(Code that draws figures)
........
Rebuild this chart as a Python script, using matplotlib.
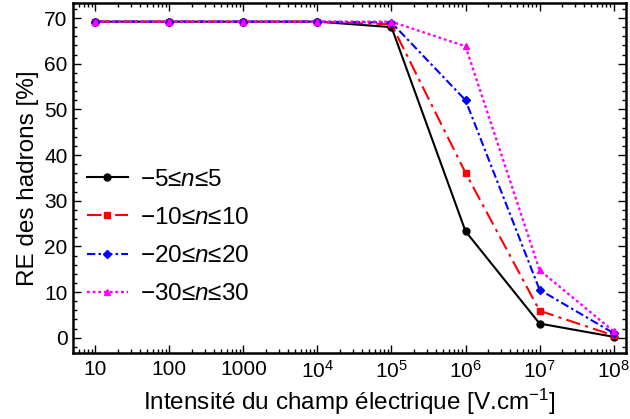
import numpy as np
import matplotlib
matplotlib.use("Agg")
import matplotlib.pyplot as plt
from matplotlib.ticker import FixedLocator, LogLocator, NullFormatter, MultipleLocator

plt.rcParams["font.family"] = ["Liberation Sans", "DejaVu Sans"]
plt.rcParams["mathtext.fontset"] = "custom"
plt.rcParams["mathtext.rm"] = "Liberation Sans"
plt.rcParams["mathtext.it"] = "Liberation Sans:italic"

field = [1e1, 1e2, 1e3, 1e4, 1e5, 1e6, 1e7, 1e8]
re_n5 = [69.2, 69.2, 69.2, 69.2, 68.0, 23.3, 3.1, 0.2]
re_n10 = [69.2, 69.2, 69.2, 69.2, 68.6, 36.1, 5.9, 0.5]
re_n20 = [69.2, 69.2, 69.2, 69.2, 69.0, 52.0, 10.5, 1.0]
re_n30 = [69.2, 69.2, 69.2, 69.2, 69.2, 63.8, 14.8, 1.4]

labels = ["\u22125\u2264$n$\u22645", "\u221210\u2264$n$\u226410",
          "\u221220\u2264$n$\u226420", "\u221230\u2264$n$\u226430"]
xtick_labels = ["10", "100", "1000", "10$^4$", "10$^5$", "10$^6$", "10$^7$", "10$^8$"]

fig = plt.figure(figsize=(6.3, 4.19), dpi=100)
ax = fig.add_axes([0.116, 0.158, 0.878, 0.835])

ax.plot(field, re_n5, color="black", ls="-", lw=1.5, marker="o", ms=5, label=labels[0])
ax.plot(field, re_n10, color="red", ls=(0, (7, 2.5, 1.5, 2.5)), lw=1.5, marker="s", ms=4, label=labels[1])
ax.plot(field, re_n20, color="blue", ls=(0, (4, 1.5, 1.2, 1.5)), lw=1.5, marker="D", ms=4, label=labels[2])
ax.plot(field, re_n30, color="magenta", ls=(0, (1.2, 1.2)), lw=1.7, marker="^", ms=5, label=labels[3])

ax.set_xscale("log")
ax.set_xlim(10 ** 0.70, 10 ** 8.17)
ax.set_ylim(-3.3, 73.3)

ax.xaxis.set_major_locator(FixedLocator(field))
ax.set_xticklabels(xtick_labels)
ax.xaxis.set_minor_locator(LogLocator(base=10, subs=np.arange(2, 10), numticks=20))
ax.xaxis.set_minor_formatter(NullFormatter())
ax.yaxis.set_major_locator(MultipleLocator(10))
ax.yaxis.set_minor_locator(MultipleLocator(2))

ax.tick_params(which="both", direction="in", top=True, right=True, labelsize=15, width=1)
ax.tick_params(which="major", length=6)
ax.tick_params(which="minor", length=3)
ax.tick_params(axis="x", pad=5)
ax.tick_params(axis="y", pad=4)
for sp in ax.spines.values():
    sp.set_linewidth(1.8)

ax.set_xlabel("Intensité du champ électrique [V.cm$^{-1}$]", fontsize=17.5, labelpad=4)
ax.set_ylabel("RE des hadrons [%]", fontsize=17.5, labelpad=4)

ax.legend(loc="center left", bbox_to_anchor=(-0.015, 0.331), frameon=False, fontsize=17.5,
          handlelength=1.7, labelspacing=0.66, handletextpad=0.5)

fig.savefig("out.png", dpi=100)
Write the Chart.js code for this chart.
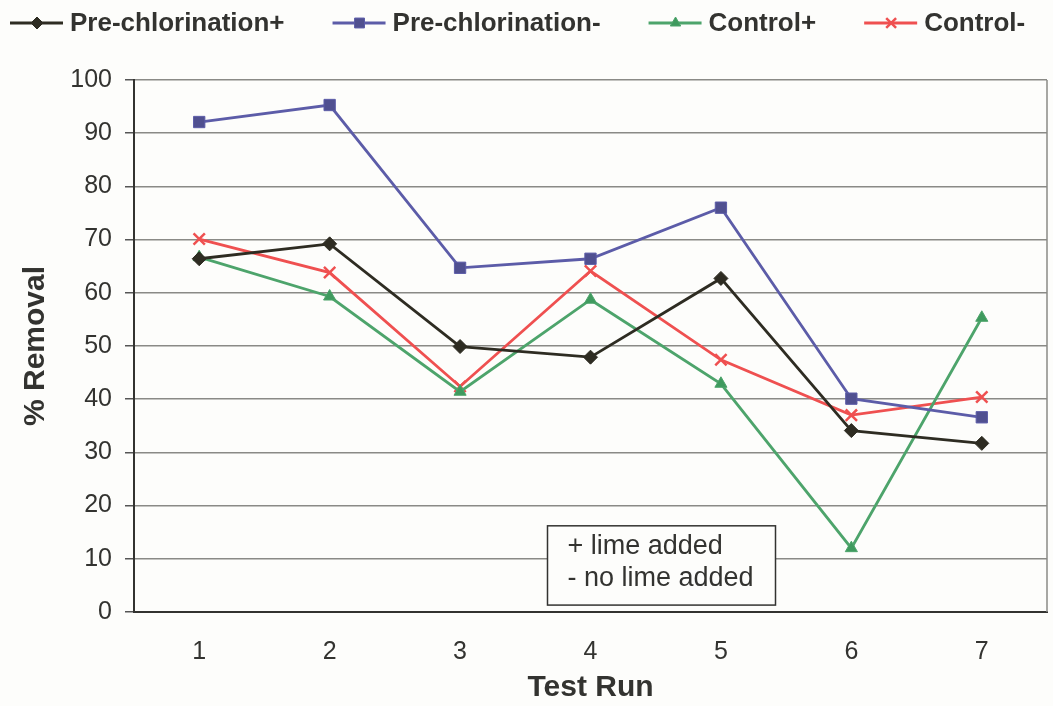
........
**Instruction**: Write out each entry exactly as given, omitting any picture.

**Answer in full**:
Rebuild this chart as a Python script, using matplotlib.
import numpy as np
import matplotlib
matplotlib.use("Agg")
import matplotlib.pyplot as plt
from matplotlib.ticker import FixedLocator, LogLocator, NullFormatter, MultipleLocator

plt.rcParams["font.family"] = ["Liberation Sans", "DejaVu Sans"]
plt.rcParams["mathtext.fontset"] = "custom"
plt.rcParams["mathtext.rm"] = "Liberation Sans"
plt.rcParams["mathtext.it"] = "Liberation Sans:italic"

field = [1e1, 1e2, 1e3, 1e4, 1e5, 1e6, 1e7, 1e8]
re_n5 = [69.2, 69.2, 69.2, 69.2, 68.0, 23.3, 3.1, 0.2]
re_n10 = [69.2, 69.2, 69.2, 69.2, 68.6, 36.1, 5.9, 0.5]
re_n20 = [69.2, 69.2, 69.2, 69.2, 69.0, 52.0, 10.5, 1.0]
re_n30 = [69.2, 69.2, 69.2, 69.2, 69.2, 63.8, 14.8, 1.4]

labels = ["\u22125\u2264$n$\u22645", "\u221210\u2264$n$\u226410",
          "\u221220\u2264$n$\u226420", "\u221230\u2264$n$\u226430"]
xtick_labels = ["10", "100", "1000", "10$^4$", "10$^5$", "10$^6$", "10$^7$", "10$^8$"]

fig = plt.figure(figsize=(6.3, 4.19), dpi=100)
ax = fig.add_axes([0.116, 0.158, 0.878, 0.835])

ax.plot(field, re_n5, color="black", ls="-", lw=1.5, marker="o", ms=5, label=labels[0])
ax.plot(field, re_n10, color="red", ls=(0, (7, 2.5, 1.5, 2.5)), lw=1.5, marker="s", ms=4, label=labels[1])
ax.plot(field, re_n20, color="blue", ls=(0, (4, 1.5, 1.2, 1.5)), lw=1.5, marker="D", ms=4, label=labels[2])
ax.plot(field, re_n30, color="magenta", ls=(0, (1.2, 1.2)), lw=1.7, marker="^", ms=5, label=labels[3])

ax.set_xscale("log")
ax.set_xlim(10 ** 0.70, 10 ** 8.17)
ax.set_ylim(-3.3, 73.3)

ax.xaxis.set_major_locator(FixedLocator(field))
ax.set_xticklabels(xtick_labels)
ax.xaxis.set_minor_locator(LogLocator(base=10, subs=np.arange(2, 10), numticks=20))
ax.xaxis.set_minor_formatter(NullFormatter())
ax.yaxis.set_major_locator(MultipleLocator(10))
ax.yaxis.set_minor_locator(MultipleLocator(2))

ax.tick_params(which="both", direction="in", top=True, right=True, labelsize=15, width=1)
ax.tick_params(which="major", length=6)
ax.tick_params(which="minor", length=3)
ax.tick_params(axis="x", pad=5)
ax.tick_params(axis="y", pad=4)
for sp in ax.spines.values():
    sp.set_linewidth(1.8)

ax.set_xlabel("Intensité du champ électrique [V.cm$^{-1}$]", fontsize=17.5, labelpad=4)
ax.set_ylabel("RE des hadrons [%]", fontsize=17.5, labelpad=4)

ax.legend(loc="center left", bbox_to_anchor=(-0.015, 0.331), frameon=False, fontsize=17.5,
          handlelength=1.7, labelspacing=0.66, handletextpad=0.5)

fig.savefig("out.png", dpi=100)
Write the Chart.js code for this chart.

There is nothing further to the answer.